Whilst porting my game framework to Haxe, the collision detection system started acting weird, I spent a little bit of time trying to fix it but realised it was going to require more time. This, however, was a good thing, rather than getting stuck straight in and trying to fix it, I thought it would be a great opportunity to learn Nape; a relatively new physics engine built in Haxe (utilising the speed benefits Haxe offers) but compiled for ActionScript. And if all goes well, I would replace my current collision methods with Nape.
I haven’t really used Box2D or any other physics engine but I once built a Peggle-esc demo game using Box2D and there were two things that bugged me about it, firstly its real-world unit system, everything was measured in metres which meant all my object positions and sizes had to be adjusted with a multiplier, not really a big issue but just isn’t nice to have to do. Second, the verbose code, just to make a box appear on the screen requires something like 9 lines of code. I guess I also have a third issue which is I just want more, more boxes, more collisions, more destruction. Perhaps this is not entirely down to Box2D’s.

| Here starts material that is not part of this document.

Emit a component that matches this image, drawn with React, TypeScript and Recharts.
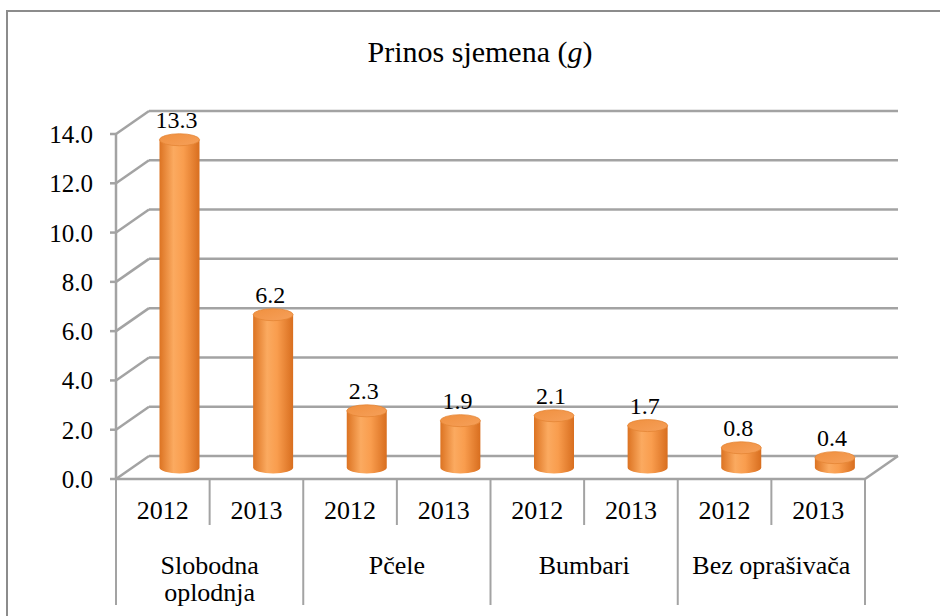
import React from 'react';
import { BarChart, Bar, XAxis, YAxis, CartesianGrid, LabelList } from 'recharts';

const years = ['2012', '2013', '2012', '2013', '2012', '2013', '2012', '2013'];
const groups = ['Slobodna oplodnja', 'Slobodna oplodnja', 'Pčele', 'Pčele', 'Bumbari', 'Bumbari', 'Bez oprašivača', 'Bez oprašivača'];
const yields = [13.3, 6.2, 2.3, 1.9, 2.1, 1.7, 0.8, 0.4];
const yTicks = [0, 2, 4, 6, 8, 10, 12, 14];

const chartData = years.map((year, i) => ({ year, group: groups[i], value: yields[i] }));

const W = 940;
const H = 616;
const MARGIN = { top: 134, right: 75, bottom: 11, left: 36 };
const Y_AXIS_W = 80;
const PLOT_W = W - MARGIN.left - MARGIN.right - Y_AXIS_W;
const BAND = PLOT_W / years.length;
const DX = 33;
const DY = 23;
const GRID = '#a3a3a3';
const FONT = '"Liberation Serif", "Times New Roman", serif';

const wrapWords = (text: string, maxW: number, size: number) => {
  // rough width estimate for a serif font
  const est = (s: string) => s.length * 0.45 * size;
  if (est(text) <= maxW) return [text];
  return text.split(' ');
};

const GridLine = (p: any) => {
  const { x1, y1, x2 } = p;
  return (
    <g key={`grid-${y1}`}>
      <line x1={x1} y1={y1} x2={x1 + DX} y2={y1 - DY} stroke={GRID} strokeWidth={2.5} />
      <line x1={x1 + DX} y1={y1 - DY} x2={x2 + DX} y2={y1 - DY} stroke={GRID} strokeWidth={2.5} />
    </g>
  );
};

const YTick = (p: any) => (
  <text x={p.x - 15} y={p.y + 9} textAnchor="end" fontFamily={FONT} fontSize={25} fill="#000">
    {Number(p.payload.value).toFixed(1)}
  </text>
);

const XTick = (p: any) => {
  const { x, y, index, payload } = p;
  const right = x + BAND / 2;
  const left = x - BAND / 2;
  const even = index % 2 === 0;
  const lines = even ? wrapWords(groups[index], BAND * 2 - 14, 26) : [];
  return (
    <g>
      <text x={x} y={y + 40} textAnchor="middle" fontFamily={FONT} fontSize={26} fill="#000">
        {payload.value}
      </text>
      {index === 0 && <line x1={left} y1={y} x2={left} y2={y + 126} stroke={GRID} strokeWidth={2} />}
      {even ? (
        <line x1={right} y1={y} x2={right} y2={y + 46} stroke={GRID} strokeWidth={2} />
      ) : (
        <line x1={right} y1={y} x2={right} y2={y + 126} stroke={GRID} strokeWidth={2} />
      )}
      {index === years.length - 1 && (
        <line x1={right} y1={y} x2={right + DX} y2={y - DY} stroke={GRID} strokeWidth={2.5} />
      )}
      {even && lines.map((l, i) => (
        <text key={i} x={right} y={y + 95 + i * 27} textAnchor="middle" fontFamily={FONT} fontSize={26} fill="#000">
          {l}
        </text>
      ))}
    </g>
  );
};

const Cylinder = (p: any) => {
  const { x, y, width, height } = p;
  const rx = width / 2;
  const ry = 6;
  const cx = x + rx + DX / 2;
  const top = y - DY / 2;
  const base = y + height - DY / 2;
  return (
    <g>
      <path
        d={`M${cx - rx},${top} L${cx - rx},${base} A${rx},${ry} 0 0 0 ${cx + rx},${base} L${cx + rx},${top} Z`}
        fill="url(#cylBody)"
      />
      <ellipse cx={cx} cy={top} rx={rx} ry={ry} fill="url(#cylTop)" stroke="#e58535" strokeWidth={0.8} />
    </g>
  );
};

const ValueLabel = (p: any) => {
  const { x, y, width, value } = p;
  const cx = x + width / 2 + DX / 2 - 3;
  const top = y - DY / 2;
  return (
    <text x={cx} y={top - 12} textAnchor="middle" fontFamily={FONT} fontSize={24} fill="#000">
      {Number(value).toFixed(1)}
    </text>
  );
};

export default function App() {
  return (
    <div style={{ position: 'absolute', left: 0, top: 0, width: W, height: H, overflow: 'hidden', background: '#fff', fontFamily: FONT }}>
      <div style={{ position: 'absolute', left: 6, top: 10, width: 1000, height: 700, border: '2px solid #8c8c8c' }} />
      <svg width={W} height={H} style={{ position: 'absolute', left: 0, top: 0 }}>
        <text x={480} y={62} textAnchor="middle" fontFamily={FONT} fontSize={30} fill="#000">
          Prinos sjemena (<tspan fontStyle="italic">g</tspan>)
        </text>
      </svg>
      <div style={{ position: 'absolute', left: 0, top: 0 }}>
        <BarChart width={W} height={H} data={chartData} margin={MARGIN}>
          <defs>
            <linearGradient id="cylBody" x1="0" y1="0" x2="1" y2="0">
              <stop offset="0%" stopColor="#dc7322" />
              <stop offset="35%" stopColor="#fbaa60" />
              <stop offset="60%" stopColor="#f99d4e" />
              <stop offset="100%" stopColor="#d86e1f" />
            </linearGradient>
            <linearGradient id="cylTop" x1="0" y1="0" x2="1" y2="1">
              <stop offset="0%" stopColor="#f0903f" />
              <stop offset="100%" stopColor="#f6a05a" />
            </linearGradient>
          </defs>
          <CartesianGrid vertical={false} horizontal={GridLine} />
          <XAxis
            dataKey="year"
            interval={0}
            height={126}
            tickLine={false}
            tickSize={0}
            tickMargin={0}
            axisLine={{ stroke: GRID, strokeWidth: 2.5 }}
            tick={XTick}
          />
          <YAxis
            type="number"
            domain={[0, 14]}
            ticks={yTicks}
            width={Y_AXIS_W}
            tickSize={6}
            axisLine={{ stroke: GRID, strokeWidth: 2.5 }}
            tickLine={{ stroke: GRID, strokeWidth: 2.5 }}
            tick={YTick}
          />
          <Bar dataKey="value" barSize={40} shape={Cylinder} isAnimationActive={false}>
            <LabelList dataKey="value" content={ValueLabel} />
          </Bar>
        </BarChart>
      </div>
    </div>
  );
}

Now comparing Nape to Box2D, firstly it works in pixels which is just so much nicer and easier to work with. Second, the api is clean and simple and much faster to implement. And for my third issue, Nape is faster so I can have more boxes, more collisions and more deconstruction.
But as with everything I do, I like to shop around first and before I integrated Nape into my framework, I wanted to make sure I had picked the best engine. Because I am working with Haxe I wanted to compare Nape with a Haxe port of Box2D, I also wanted to test out Physaxe, a Haxe based physics engine written by the very talented creator of Haxe, Nicolas Cannasse, it has to be good! There are several ports of Box2D for Haxe but I chose Joshua Granicks port because of his great work on NME and because he is always willing to help out a Haxe/NME n00b(me).
- Flash Test., Nape outperformed the other two by quite some margin. Box2D and Physaxe performed comparably.
- Android Test. All three performed comparably here. The optimizations Nape uses when targeting Flash cannot be used here, which probably explains why it does not outperform the other two.
So where does this leave me, well back at square one. I will have to go back to my collision detection and finish porting it to Haxe. There’s so much development going on right now that I’m sure if I were to re-create these tests in a couple of months I would get totally different results.